I have come to understand that neither received opinion nor fear of runaway inflation can be seen as the strategic factor determining the complex of policies which filled what probably has been the most dramatic chapter of modem economic history, its contents demolishing all our artificial boundaries between disciplines and becoming an integral part of general history – not of Germany, but the world. For there is little doubt that those policies opened the door of the Chancellery of the Reich to Adolf Hitler and must be regarded as the primary, and not so very remote, cause of the second World War.

“The social-democratic labor movement in Germany had moved a long way from its original position of alienated orthodoxy, the Marxian ideology having indeed become a “false consciousness” as had been clearly and candidly recognized and said by one of the outstanding leaders of the movement, Rudolf Hilferding.[Rudolf Hilferding, "Probleme der Zeit," Die Gesellschaft, vol. I: 1 (April, 1924), p. 5]. But certain parts of the ideology were dormant rather than dead, and in a critical period they returned to life. Hence, despite occasional willingness to act as a physician at the “sickbed of capitalism,” as the phrase ran, there was much talk about the depression inevitably being “the last capitalist crisis” and the imminent collapse of capitalism, as predicted by Marx or at least by Rosa Luxemburg.”

“Wilhelm Lautenbach, … a fully fledged Keynesian before Keynes’s General Theory, … understood clearly (as he wrote in 1931) that “the natural way to overcome an economic and financial state of emergency (Notstand) in the capitalist economy is not contradiction but expansion”.

…”Under his guidance, ambitious plans for public works were being prepared, which, as Edgar Salin rightly notes, were subsequently generously drawn upon by Hitler’s government in its full employment measures. Why then did the Bruening government fail to follow what surely was a most promising alternative to the sterile policies to which it remained so stubbornly attached? Now, after the publication of the memoirs by the late Hans Luther, the president of the Reichsbank in those years, the reason has been authentically explained. It is simple and rather shocking. The government did not want an improvement in the economic conditions in Germany until the Allied powers could be induced to abolish the German Reparations. It wanted a deterioration. What mattered most was to reveal ad oculos Germany’s inability to pay, and the deflationary policies were indeed excellently suited to fit that purpose. Once the goal was attained-as it was then, posthumously for the Bruening government, in the treaty of Lausanne-the plan was radically to cut the rudder and to embark upon policies of rapid reduction of unemployment. Thus neither defunct theories nor an ideology that was perhaps not quite defunct, although it should have been, but an eminently political consideration, altogether informed by nationalistic aims, appears to have guided and misguided the policies.”

Gerschenkron, Alexander. “History of Economic Doctrines and Economic History.” The American Economic Review 59, no. 2 (1969): 1–17.

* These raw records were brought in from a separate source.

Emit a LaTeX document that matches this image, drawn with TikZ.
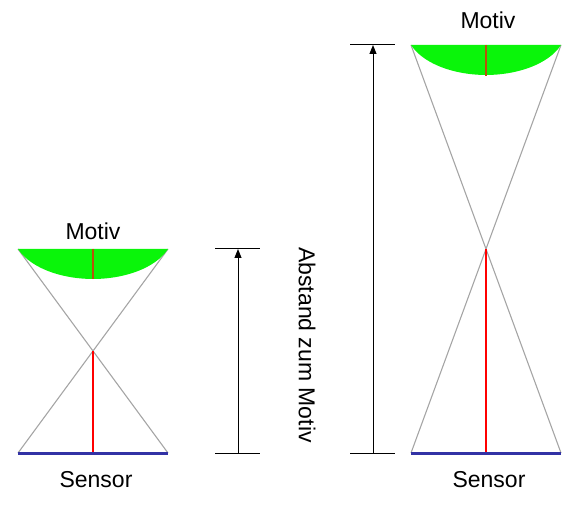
\documentclass[tikz,border=0pt]{standalone}
\usepackage{fontspec}
\setmainfont{Liberation Sans}
\usetikzlibrary{arrows.meta}
\definecolor{lensgreen}{RGB}{10,245,10}
\definecolor{axisbrown}{RGB}{185,80,10}
\definecolor{raygray}{RGB}{165,165,165}
\definecolor{sensorblue}{RGB}{50,50,165}
\tikzset{
  ray/.style={draw=raygray, line width=1.1pt},
  sensorline/.style={draw=sensorblue, line width=3pt},
  lens/.style={fill=lensgreen, draw=none},
  axisline/.style={draw=axisbrown, line width=2pt},
  redline/.style={draw=red, line width=1.4pt},
  tick/.style={draw=black, line width=1pt},
  dimarrow/.style={draw=black, line width=1pt, -{Triangle[length=9pt,width=7pt]}},
  label/.style={font=\fontsize{23}{25}\selectfont, inner sep=0pt}
}
\begin{document}
\begin{tikzpicture}[x=1pt,y=1pt]
\useasboundingbox (0,0) rectangle (586,506);
% ---------- left ----------
\coordinate (LS1) at (18,53);
\coordinate (LS2) at (168,53);
\coordinate (LM1) at (18,257);
\coordinate (LM2) at (168,257);
\coordinate (LX) at (93,155);
\coordinate (LMb) at (93,227);
\coordinate (LMt) at (93,257);
\coordinate (LSc) at (93,53);
\draw[ray] (LM1) -- (LS2);
\draw[ray] (LM2) -- (LS1);
\draw[redline] (LX) -- (LSc);
\fill[lens] (LM1) -- (LM2) arc[start angle=-20.4, end angle=-159.6, x radius=80, y radius=46] -- cycle;
\draw[axisline] (LMt) -- (LMb);
\draw[sensorline] (LS1) -- (LS2);
\node[label] (motivL) at (93,275) {Motiv};
\node[label] (sensorL) at (96,26) {Sensor};
% ---------- right ----------
\coordinate (RS1) at (411,53);
\coordinate (RS2) at (561,53);
\coordinate (RM1) at (411,461);
\coordinate (RM2) at (561,461);
\coordinate (RX) at (486,257);
\coordinate (RMb) at (486,430);
\coordinate (RMt) at (486,461);
\coordinate (RSc) at (486,53);
\draw[ray] (RM1) -- (RS2);
\draw[ray] (RM2) -- (RS1);
\draw[redline] (RX) -- (RSc);
\fill[lens] (RM1) -- (RM2) arc[start angle=-20.4, end angle=-159.6, x radius=80, y radius=46] -- cycle;
\draw[axisline] (RMt) -- (RMb);
\draw[sensorline] (RS1) -- (RS2);
\node[label] (motivR) at (488,486) {Motiv};
\node[label] (sensorR) at (489,26) {Sensor};
% ---------- dimensions ----------
\coordinate (D1b) at (238,53);
\coordinate (D1t) at (238,257);
\coordinate (T1la) at (215,257);
\coordinate (T1ra) at (260,257);
\coordinate (T1lb) at (215,53);
\coordinate (T1rb) at (260,53);
\draw[tick] (T1la) -- (T1ra);
\draw[tick] (T1lb) -- (T1rb);
\draw[dimarrow] (D1b) -- (D1t);
\coordinate (D2b) at (373,53);
\coordinate (D2t) at (373,461);
\coordinate (T2la) at (350,461);
\coordinate (T2ra) at (395,461);
\coordinate (T2lb) at (350,53);
\coordinate (T2rb) at (395,53);
\draw[tick] (T2la) -- (T2ra);
\draw[tick] (T2lb) -- (T2rb);
\draw[dimarrow] (D2b) -- (D2t);
\node[label, rotate=-90] (abstand) at (307,161) {Abstand zum Motiv};
\end{tikzpicture}
\end{document}
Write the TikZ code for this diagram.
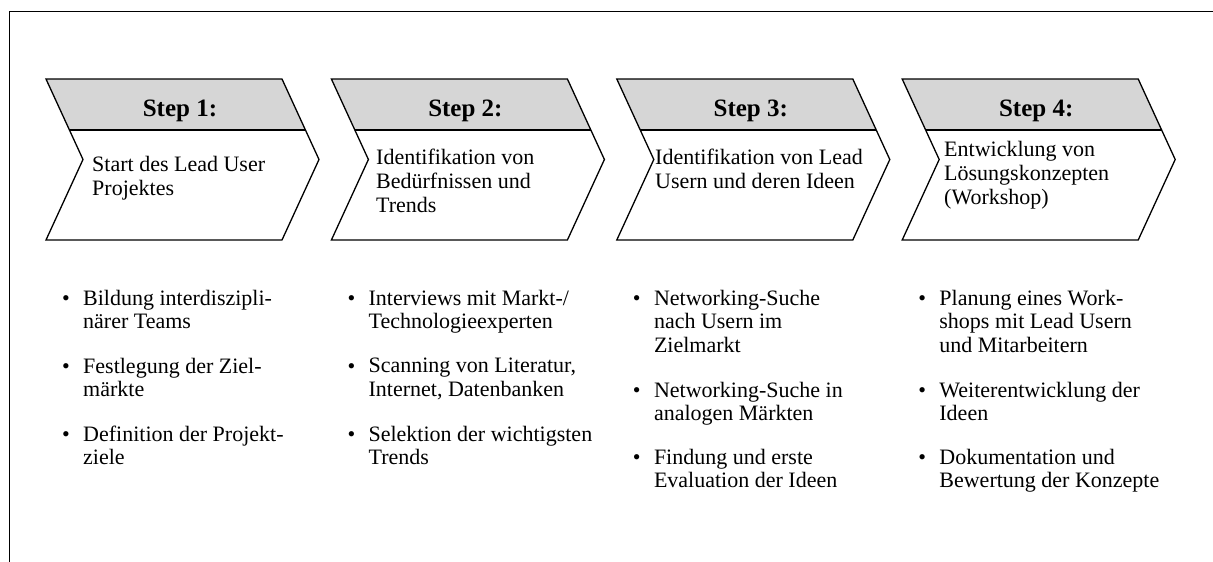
\documentclass[tikz,border=0pt]{standalone}
\usepackage{fontspec}
\setmainfont{Liberation Serif}
\begin{document}
\begin{tikzpicture}[x=1pt,y=-1pt,
  chev/.style={draw=black,line width=1.3pt,line join=miter},
  band/.style={fill=black!16},
  steptitle/.style={font=\fontsize{25}{28}\selectfont\bfseries,anchor=base,inner sep=0pt},
  desc/.style={font=\fontsize{22}{24}\selectfont,align=left,anchor=north west,inner sep=0pt},
  item/.style={font=\fontsize{22}{23.6}\selectfont,align=left,anchor=north west,inner sep=0pt},
  bul/.style={font=\fontsize{22}{23.6}\selectfont,anchor=base,inner sep=0pt},
  frame/.style={draw=black,line width=0.9pt}]
\useasboundingbox (0,0) rectangle (1213,562);
% frame (top and left only)
\coordinate (fa) at (9,562);
\coordinate (fb) at (9,11);
\coordinate (fc) at (1213,11);
\draw[frame] (fa) -- (fb) -- (fc);
% chevrons
\foreach \L/\n in {46/1,331.4/2,616.8/3,902.2/4}{
  \fill[band] (\L,79) -- (\L+236,79) -- (\L+259.4,130) -- (\L+23.4,130) -- cycle;
  \draw[chev] (\L+23.4,130) -- (\L+259.4,130);
  \draw[chev] (\L,79) -- (\L+236,79) -- (\L+273,159.5) -- (\L+236,240) -- (\L,240) -- (\L+37,159.5) -- cycle;
  \node[steptitle] (s\n) at (\L+134,116) {Step \n:};
}
% descriptions
\node[desc] (d1) at (92,171-15.3) {Start des Lead User\\Projektes};
\node[desc] (d2) at (376,164-15.3) {Identifikation von\\Bedürfnissen und\\Trends};
\node[desc] (d3) at (655,164-15.3) {Identifikation von Lead\\Usern und deren Ideen};
\node[desc] (d4) at (944,156-15.3) {Entwicklung von\\Lösungskonzepten\\(Workshop)};
% bullet items column 1
\node[bul] (b11) at (66,305) {\textbullet};
\node[item] (i11) at (83,305-15.3) {Bildung interdiszipli-\\närer Teams};
\node[bul] (b12) at (66,373) {\textbullet};
\node[item] (i12) at (83,373-15.3) {Festlegung der Ziel-\\märkte};
\node[bul] (b13) at (66,441) {\textbullet};
\node[item] (i13) at (83,441-15.3) {Definition der Projekt-\\ziele};
% column 2
\node[bul] (b21) at (351.4,305) {\textbullet};
\node[item] (i21) at (368.4,305-15.3) {Interviews mit Markt-/\\Technologieexperten};
\node[bul] (b22) at (351.4,373) {\textbullet};
\node[item] (i22) at (368.4,373-15.3) {Scanning von Literatur,\\Internet, Datenbanken};
\node[bul] (b23) at (351.4,441) {\textbullet};
\node[item] (i23) at (368.4,441-15.3) {Selektion der wichtigsten\\Trends};
% column 3
\node[bul] (b31) at (636.8,305) {\textbullet};
\node[item] (i31) at (653.8,305-15.3) {Networking-Suche\\nach Usern im\\Zielmarkt};
\node[bul] (b32) at (636.8,397) {\textbullet};
\node[item] (i32) at (653.8,397-15.3) {Networking-Suche in\\analogen Märkten};
\node[bul] (b33) at (636.8,464) {\textbullet};
\node[item] (i33) at (653.8,464-15.3) {Findung und erste\\Evaluation der Ideen};
% column 4
\node[bul] (b41) at (922.2,305) {\textbullet};
\node[item] (i41) at (939.2,305-15.3) {Planung eines Work-\\shops mit Lead Usern\\und Mitarbeitern};
\node[bul] (b42) at (922.2,397) {\textbullet};
\node[item] (i42) at (939.2,397-15.3) {Weiterentwicklung der\\Ideen};
\node[bul] (b43) at (922.2,464) {\textbullet};
\node[item] (i43) at (939.2,464-15.3) {Dokumentation und\\Bewertung der Konzepte};
\end{tikzpicture}
\end{document}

It is clear that the present crisis like the one in the 1930s can only be overcome with massive investment programs on a European scale. A characteristic of the European economic crisis is that a large part of profits generated in Europe are exported and not reinvested in the European economy. This is the most important problem which has to be overcome. And I propose therefore to introduce investment contributions as part of the salaries in order to cut into these profits and to channel them into collective investment funds, controlled democratically by the labour movement in order to re-establish full employment conditions.

Unfortunately, the trade unions and the left political parties are not even ready to discuss my proposal but it is certain, either the labour movement takes up the necessary steps to establish control over capital or capital shall continue to control the labour movement. The establishing of economic democracy is not a voluntary objective; it is the actual objectively necessary economic policy to overcome the economic crisis.

Proletarians of All Countries Unite in Order to Control Capital!